James was born on Starr Mountain, the second oldest of 14 children. In his early 20's he married the Maugh sisters, Nellie and Sukie about 1 year apart. In 1843 he married Sally Acorn. Sukie had died in 1840. With the 3 wives he had 20 or 21 children.


The signing of the Treaty of New Echota on Dec. 29, 1835, as depicted at the New Echota Historic Site in Calhoun, Ga. The signers are shown signing the treaty in the parlor of former Cherokee Phoenix Editor Elias Boudinot.


The Treaty of New Echota was a treaty signed on December 29, 1835, in New EchotaGeorgia by officials of the United States government and representatives of a minority Cherokee political faction, known as the Treaty Party.[1] The treaty was amended and ratified by the US Senate in March 1836, despite protests from the Cherokee National Council and its lacking the signature of the Principal Chief John Ross.
The treaty established terms under which the entire Cherokee Nation was expected to cede its territory in the Southeast and move west to the Indian Territory. Although the treaty was not approved by the Cherokee National Council, it was ratified by the U.S. Senate and became the legal basis for the forcible removal known as the Trail of Tears.
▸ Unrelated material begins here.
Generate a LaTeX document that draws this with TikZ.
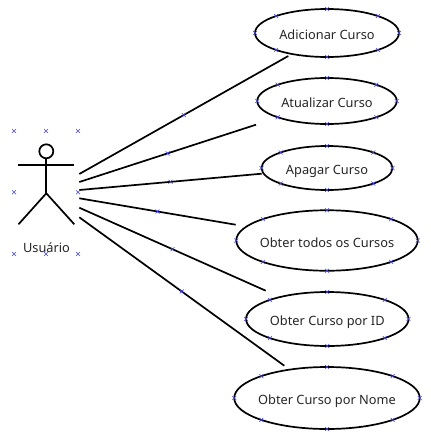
\documentclass[tikz,border=0pt]{standalone}
\usepackage{fontspec}
\setmainfont{Noto Sans}
\usetikzlibrary{shapes.geometric,shapes.misc}
\definecolor{mkblue}{RGB}{70,70,225}
\newcommand{\rotulo}[1]{\makebox[0pt]{\raisebox{-4.9pt}[0pt][0pt]{#1}}}
\tikzset{
  caso/.style={draw=black,line width=1.7*0.75pt,ellipse,inner sep=0pt,outer sep=0pt,font=\fontsize{9.6pt}{11pt}\selectfont,text=black!85},
  lig/.style={draw=black,line width=1.7*0.75pt},
  corpo/.style={draw=black,line width=1.7*0.75pt},
  mk/.style={cross out,draw=mkblue,line width=0.4pt,inner sep=0pt,minimum size=2.6pt,anchor=center},
}
\newcommand{\marcas}[1]{%
  \foreach \a in {north,south,east,west,north east,north west,south east,south west}
    \node[mk] at (#1.\a) {};}
\begin{document}
\begin{tikzpicture}[x=0.75pt,y=-0.75pt]
\useasboundingbox (0,0) rectangle (431,436);
\fill[white] (0,0) rectangle (431,436);
% casos de uso
\node[caso,minimum width=144*0.75pt,minimum height=48*0.75pt] (c1) at (327,33) {\rotulo{Adicionar Curso}};
\node[caso,minimum width=139.5*0.75pt,minimum height=46*0.75pt] (c2) at (327,101) {\rotulo{Atualizar Curso}};
\node[caso,minimum width=131*0.75pt,minimum height=44*0.75pt] (c3) at (327,168) {\rotulo{Apagar Curso}};
\node[caso,minimum width=181.5*0.75pt,minimum height=60.5*0.75pt] (c4) at (327,240.5) {\rotulo{Obter todos os Cursos}};
\node[caso,minimum width=162.5*0.75pt,minimum height=54*0.75pt] (c5) at (327.3,319) {\rotulo{Obter Curso por ID}};
\node[caso,minimum width=185.5*0.75pt,minimum height=62*0.75pt] (c6) at (327,398) {\rotulo{Obter Curso por Nome}};
% ator
\node[circle,draw=black,line width=1.7*0.75pt,minimum size=14*0.75pt,inner sep=0pt] (cabeca) at (46.3,151.3) {};
\coordinate (quadril) at (46.3,193.3);
\coordinate (bracoE) at (18,164.7);
\coordinate (bracoD) at (74.3,164.7);
\coordinate (peE) at (18.5,224.3);
\coordinate (peD) at (74.3,224.3);
\draw[corpo] (cabeca.south) -- (quadril);
\draw[corpo] (bracoE) -- (bracoD);
\draw[corpo] (peE) -- (quadril) -- (peD);
\node[font=\fontsize{9.6pt}{11pt}\selectfont,text=black!85] (usuario) at (46.5,248) {Usuário};
% extremos livres
\coordinate (a1) at (79.3,174);
\coordinate (a2) at (79.3,182);
\coordinate (a3) at (79.3,190);
\coordinate (a4) at (79.3,198.3);
\coordinate (a5) at (79.3,207.7);
\coordinate (a6) at (79.3,217.3);
\coordinate (b1) at (288.3,56);
\coordinate (b2) at (256,124.7);
\coordinate (b3) at (261.7,173.7);
\coordinate (b4) at (235.7,224.7);
\coordinate (b5) at (265.7,290.7);
\coordinate (b6) at (284.3,365.7);
\foreach \i in {1,...,6}{
  \draw[lig] (a\i) -- (b\i) node[mk,midway] {};
}
% marcas
\marcas{c1}\marcas{c2}\marcas{c3}\marcas{c4}\marcas{c5}\marcas{c6}
\foreach \x in {14,46,78}{
  \node[mk] at (\x,131) {};
  \node[mk] at (\x,254) {};
}
\node[mk] at (14,192.3) {};
\node[mk] at (78,192.3) {};
\end{tikzpicture}
\end{document}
From Cherokee Archives: The Murder of James Starr

The murder of James Starr November 9, 1845 added fuel to the fire that burst forth with the assassination of the Ridges and Elias Boudinot June 22, 1839. James Starr, like the previous ones killed, was a member of the treaty Party who signed the Treaty of New Echota December 29, 1835. There was a price on the head of each person who signed that document. He was among the first to be persuaded that emigration of the west was the best course. He came West along with the bulk of the Treaty Party. There were a number of murders between June 22, 1839 and the murder of James Starr, but none shook the Cherokee Nation as did the latter event. Vengeance was meted out to James Starr early Sunday Morning November 9, 1845 when a company if 32 men bedecked with war paint rode up to his home in the Flint district. James' wife saw the men approaching and went to warn her husband of the impending trouble. James told her to remain calm and permit the men to search the house. He went to the washstand on the front proch and washed his hands and face. He was drying his face when one of the men opened fire without warning, killing him instantly. Buck Starr, a crippled son, about 14 years of age, was standing nearby. His mother told him to run, but he could only hobble slowly, and he was shot, dying a month or so afterward. There were 3 small sons in the house, and it is said that an attempt was made to kill them, but Mrs Starr wrapped her shirt about two of them and the grandmother hugged the oldest one to her. The men left, realizing they could not kill the boys without killing the women, and they had no desire to harm women.
The raiders then went to Pollie Rider's home, Where Sewell Rider was shot. According to Hill and Starr in "Footprints in the Indian Territory" as Sewell lay wounded on the ground, an Indian named Stand jumped from his horse and stabbed the wounded man in his heart. As they left, they encountered another of James' sons, Washington, whom they shot, desperately wounding him before he could escape.
Tom Starr lived about 2 miles from his father, and Creek Starr, the oldest of the sons at home, ran and told Tom the news, which was to trigger a series of the most vengeful vendettas of all time.
It is reported that James Starr had 21 children, but only the younger ones dared to attend the funeral, as the older ones were afraid they would be murdered if they appeared. The Arkansas Intelligence reported that soon after the murder of James Starr plans were being made to kill all of his sons.
John Ross was accused of at least being the perpetrator of the slaying of the Starrs, The Ridges, Elias Boudinot and Rider, but no proof was ever produced of such. Some thought it was a radical element of the so called Ross Faction. It might be pointed out, however, the the retaliatory actions of the treaty party were featured to a greater extent in the "Cherokee Advocate" than similar acts by the Ross Followers.